** BEGIN **
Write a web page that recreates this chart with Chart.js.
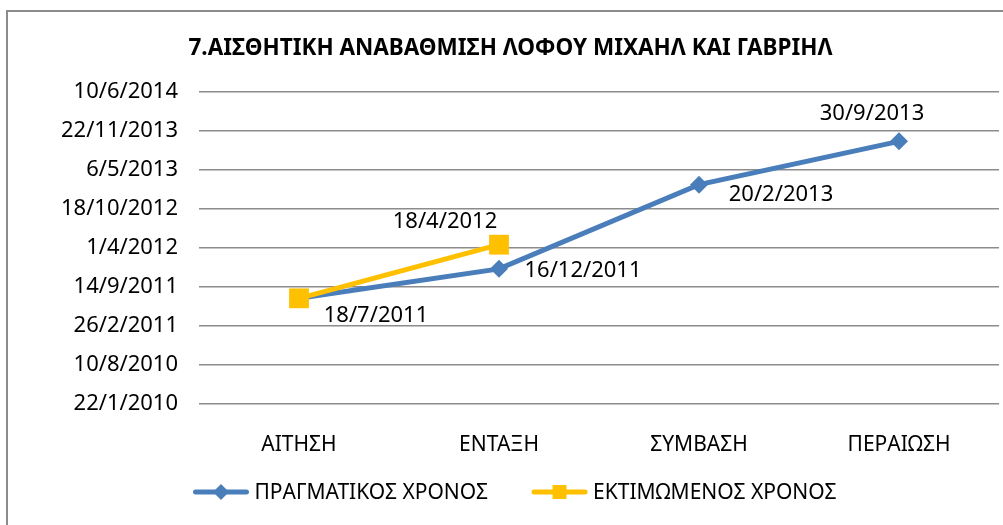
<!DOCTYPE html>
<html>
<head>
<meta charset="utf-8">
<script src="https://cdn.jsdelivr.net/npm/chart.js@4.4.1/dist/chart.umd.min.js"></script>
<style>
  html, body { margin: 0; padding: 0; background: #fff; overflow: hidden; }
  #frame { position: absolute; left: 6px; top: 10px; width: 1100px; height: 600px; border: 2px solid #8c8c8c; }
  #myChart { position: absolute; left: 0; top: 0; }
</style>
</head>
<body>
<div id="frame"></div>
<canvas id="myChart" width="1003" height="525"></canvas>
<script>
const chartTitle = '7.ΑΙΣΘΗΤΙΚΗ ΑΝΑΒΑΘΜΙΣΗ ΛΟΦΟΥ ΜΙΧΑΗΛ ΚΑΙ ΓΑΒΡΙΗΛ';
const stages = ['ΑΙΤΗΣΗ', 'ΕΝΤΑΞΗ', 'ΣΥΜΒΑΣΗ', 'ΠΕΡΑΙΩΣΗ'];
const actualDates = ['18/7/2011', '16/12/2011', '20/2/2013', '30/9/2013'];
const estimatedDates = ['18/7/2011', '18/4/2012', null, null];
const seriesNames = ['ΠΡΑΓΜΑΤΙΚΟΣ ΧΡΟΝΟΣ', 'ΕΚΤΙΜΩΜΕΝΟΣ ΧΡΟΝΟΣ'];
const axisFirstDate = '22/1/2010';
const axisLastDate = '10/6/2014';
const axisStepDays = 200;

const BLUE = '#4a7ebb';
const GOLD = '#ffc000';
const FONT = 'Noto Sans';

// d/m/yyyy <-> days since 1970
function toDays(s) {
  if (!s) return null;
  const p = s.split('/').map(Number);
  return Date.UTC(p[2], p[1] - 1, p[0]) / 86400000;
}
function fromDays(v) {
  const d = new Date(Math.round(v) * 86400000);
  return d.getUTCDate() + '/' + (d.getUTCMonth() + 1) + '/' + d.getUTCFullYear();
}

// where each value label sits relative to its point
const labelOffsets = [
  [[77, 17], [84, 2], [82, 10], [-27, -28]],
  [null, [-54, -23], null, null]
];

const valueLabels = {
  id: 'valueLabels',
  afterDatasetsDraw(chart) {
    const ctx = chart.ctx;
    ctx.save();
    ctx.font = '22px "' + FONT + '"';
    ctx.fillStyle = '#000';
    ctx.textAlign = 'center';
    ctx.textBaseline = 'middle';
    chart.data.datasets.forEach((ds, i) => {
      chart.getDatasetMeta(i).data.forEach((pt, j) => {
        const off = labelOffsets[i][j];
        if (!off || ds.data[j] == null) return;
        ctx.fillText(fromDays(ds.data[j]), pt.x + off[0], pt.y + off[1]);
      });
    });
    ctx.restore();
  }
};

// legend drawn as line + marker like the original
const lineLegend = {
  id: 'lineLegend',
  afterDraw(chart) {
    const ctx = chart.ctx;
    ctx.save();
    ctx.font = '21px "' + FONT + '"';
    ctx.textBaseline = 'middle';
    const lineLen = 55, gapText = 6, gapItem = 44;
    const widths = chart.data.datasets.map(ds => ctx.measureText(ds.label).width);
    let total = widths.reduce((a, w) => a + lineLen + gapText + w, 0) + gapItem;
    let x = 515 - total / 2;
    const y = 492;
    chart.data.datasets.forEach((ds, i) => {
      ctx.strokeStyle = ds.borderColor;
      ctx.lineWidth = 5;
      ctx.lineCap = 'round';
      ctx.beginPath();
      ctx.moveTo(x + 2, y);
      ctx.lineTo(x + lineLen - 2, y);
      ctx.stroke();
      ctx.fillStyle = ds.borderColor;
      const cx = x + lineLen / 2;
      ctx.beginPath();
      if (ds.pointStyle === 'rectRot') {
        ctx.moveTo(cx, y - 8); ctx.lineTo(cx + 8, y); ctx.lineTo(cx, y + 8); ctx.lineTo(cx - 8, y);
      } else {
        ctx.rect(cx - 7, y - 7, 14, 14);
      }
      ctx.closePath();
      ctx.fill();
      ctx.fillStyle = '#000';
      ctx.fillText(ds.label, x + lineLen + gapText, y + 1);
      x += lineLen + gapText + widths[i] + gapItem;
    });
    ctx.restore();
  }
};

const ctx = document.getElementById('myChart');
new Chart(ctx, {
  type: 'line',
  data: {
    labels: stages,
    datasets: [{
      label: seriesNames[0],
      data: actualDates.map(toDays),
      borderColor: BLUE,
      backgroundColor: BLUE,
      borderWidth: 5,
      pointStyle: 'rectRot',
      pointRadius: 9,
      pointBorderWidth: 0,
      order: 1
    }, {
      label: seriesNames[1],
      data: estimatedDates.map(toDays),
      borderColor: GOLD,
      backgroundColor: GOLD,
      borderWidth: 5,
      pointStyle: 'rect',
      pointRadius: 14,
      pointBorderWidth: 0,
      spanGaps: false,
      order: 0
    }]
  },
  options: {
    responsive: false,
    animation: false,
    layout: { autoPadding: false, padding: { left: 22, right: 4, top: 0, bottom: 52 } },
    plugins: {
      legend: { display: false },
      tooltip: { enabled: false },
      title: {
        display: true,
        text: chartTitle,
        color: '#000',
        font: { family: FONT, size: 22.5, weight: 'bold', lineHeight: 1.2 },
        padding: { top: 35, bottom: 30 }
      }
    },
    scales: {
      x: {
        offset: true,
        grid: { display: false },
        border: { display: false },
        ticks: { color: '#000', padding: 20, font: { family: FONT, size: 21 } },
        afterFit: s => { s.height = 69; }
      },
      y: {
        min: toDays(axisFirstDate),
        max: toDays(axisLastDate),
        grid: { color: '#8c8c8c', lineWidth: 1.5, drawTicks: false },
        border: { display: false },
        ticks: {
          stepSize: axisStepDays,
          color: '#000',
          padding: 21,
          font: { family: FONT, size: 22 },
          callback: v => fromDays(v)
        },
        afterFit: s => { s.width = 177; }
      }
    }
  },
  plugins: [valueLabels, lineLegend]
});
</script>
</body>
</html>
** END **
GOAL OF THE EXERCISE. Your task is to repeat the material above exactly, without its pictures.

FULL SOLUTION.
Write a web page that recreates this chart with Chart.js.
<!DOCTYPE html>
<html>
<head>
<meta charset="utf-8">
<script src="https://cdn.jsdelivr.net/npm/chart.js@4.4.1/dist/chart.umd.min.js"></script>
<style>
  html, body { margin: 0; padding: 0; background: #fff; overflow: hidden; }
  #frame { position: absolute; left: 6px; top: 10px; width: 1100px; height: 600px; border: 2px solid #8c8c8c; }
  #myChart { position: absolute; left: 0; top: 0; }
</style>
</head>
<body>
<div id="frame"></div>
<canvas id="myChart" width="1003" height="525"></canvas>
<script>
const chartTitle = '7.ΑΙΣΘΗΤΙΚΗ ΑΝΑΒΑΘΜΙΣΗ ΛΟΦΟΥ ΜΙΧΑΗΛ ΚΑΙ ΓΑΒΡΙΗΛ';
const stages = ['ΑΙΤΗΣΗ', 'ΕΝΤΑΞΗ', 'ΣΥΜΒΑΣΗ', 'ΠΕΡΑΙΩΣΗ'];
const actualDates = ['18/7/2011', '16/12/2011', '20/2/2013', '30/9/2013'];
const estimatedDates = ['18/7/2011', '18/4/2012', null, null];
const seriesNames = ['ΠΡΑΓΜΑΤΙΚΟΣ ΧΡΟΝΟΣ', 'ΕΚΤΙΜΩΜΕΝΟΣ ΧΡΟΝΟΣ'];
const axisFirstDate = '22/1/2010';
const axisLastDate = '10/6/2014';
const axisStepDays = 200;

const BLUE = '#4a7ebb';
const GOLD = '#ffc000';
const FONT = 'Noto Sans';

// d/m/yyyy <-> days since 1970
function toDays(s) {
  if (!s) return null;
  const p = s.split('/').map(Number);
  return Date.UTC(p[2], p[1] - 1, p[0]) / 86400000;
}
function fromDays(v) {
  const d = new Date(Math.round(v) * 86400000);
  return d.getUTCDate() + '/' + (d.getUTCMonth() + 1) + '/' + d.getUTCFullYear();
}

// where each value label sits relative to its point
const labelOffsets = [
  [[77, 17], [84, 2], [82, 10], [-27, -28]],
  [null, [-54, -23], null, null]
];

const valueLabels = {
  id: 'valueLabels',
  afterDatasetsDraw(chart) {
    const ctx = chart.ctx;
    ctx.save();
    ctx.font = '22px "' + FONT + '"';
    ctx.fillStyle = '#000';
    ctx.textAlign = 'center';
    ctx.textBaseline = 'middle';
    chart.data.datasets.forEach((ds, i) => {
      chart.getDatasetMeta(i).data.forEach((pt, j) => {
        const off = labelOffsets[i][j];
        if (!off || ds.data[j] == null) return;
        ctx.fillText(fromDays(ds.data[j]), pt.x + off[0], pt.y + off[1]);
      });
    });
    ctx.restore();
  }
};

// legend drawn as line + marker like the original
const lineLegend = {
  id: 'lineLegend',
  afterDraw(chart) {
    const ctx = chart.ctx;
    ctx.save();
    ctx.font = '21px "' + FONT + '"';
    ctx.textBaseline = 'middle';
    const lineLen = 55, gapText = 6, gapItem = 44;
    const widths = chart.data.datasets.map(ds => ctx.measureText(ds.label).width);
    let total = widths.reduce((a, w) => a + lineLen + gapText + w, 0) + gapItem;
    let x = 515 - total / 2;
    const y = 492;
    chart.data.datasets.forEach((ds, i) => {
      ctx.strokeStyle = ds.borderColor;
      ctx.lineWidth = 5;
      ctx.lineCap = 'round';
      ctx.beginPath();
      ctx.moveTo(x + 2, y);
      ctx.lineTo(x + lineLen - 2, y);
      ctx.stroke();
      ctx.fillStyle = ds.borderColor;
      const cx = x + lineLen / 2;
      ctx.beginPath();
      if (ds.pointStyle === 'rectRot') {
        ctx.moveTo(cx, y - 8); ctx.lineTo(cx + 8, y); ctx.lineTo(cx, y + 8); ctx.lineTo(cx - 8, y);
      } else {
        ctx.rect(cx - 7, y - 7, 14, 14);
      }
      ctx.closePath();
      ctx.fill();
      ctx.fillStyle = '#000';
      ctx.fillText(ds.label, x + lineLen + gapText, y + 1);
      x += lineLen + gapText + widths[i] + gapItem;
    });
    ctx.restore();
  }
};

const ctx = document.getElementById('myChart');
new Chart(ctx, {
  type: 'line',
  data: {
    labels: stages,
    datasets: [{
      label: seriesNames[0],
      data: actualDates.map(toDays),
      borderColor: BLUE,
      backgroundColor: BLUE,
      borderWidth: 5,
      pointStyle: 'rectRot',
      pointRadius: 9,
      pointBorderWidth: 0,
      order: 1
    }, {
      label: seriesNames[1],
      data: estimatedDates.map(toDays),
      borderColor: GOLD,
      backgroundColor: GOLD,
      borderWidth: 5,
      pointStyle: 'rect',
      pointRadius: 14,
      pointBorderWidth: 0,
      spanGaps: false,
      order: 0
    }]
  },
  options: {
    responsive: false,
    animation: false,
    layout: { autoPadding: false, padding: { left: 22, right: 4, top: 0, bottom: 52 } },
    plugins: {
      legend: { display: false },
      tooltip: { enabled: false },
      title: {
        display: true,
        text: chartTitle,
        color: '#000',
        font: { family: FONT, size: 22.5, weight: 'bold', lineHeight: 1.2 },
        padding: { top: 35, bottom: 30 }
      }
    },
    scales: {
      x: {
        offset: true,
        grid: { display: false },
        border: { display: false },
        ticks: { color: '#000', padding: 20, font: { family: FONT, size: 21 } },
        afterFit: s => { s.height = 69; }
      },
      y: {
        min: toDays(axisFirstDate),
        max: toDays(axisLastDate),
        grid: { color: '#8c8c8c', lineWidth: 1.5, drawTicks: false },
        border: { display: false },
        ticks: {
          stepSize: axisStepDays,
          color: '#000',
          padding: 21,
          font: { family: FONT, size: 22 },
          callback: v => fromDays(v)
        },
        afterFit: s => { s.width = 177; }
      }
    }
  },
  plugins: [valueLabels, lineLegend]
});
</script>
</body>
</html>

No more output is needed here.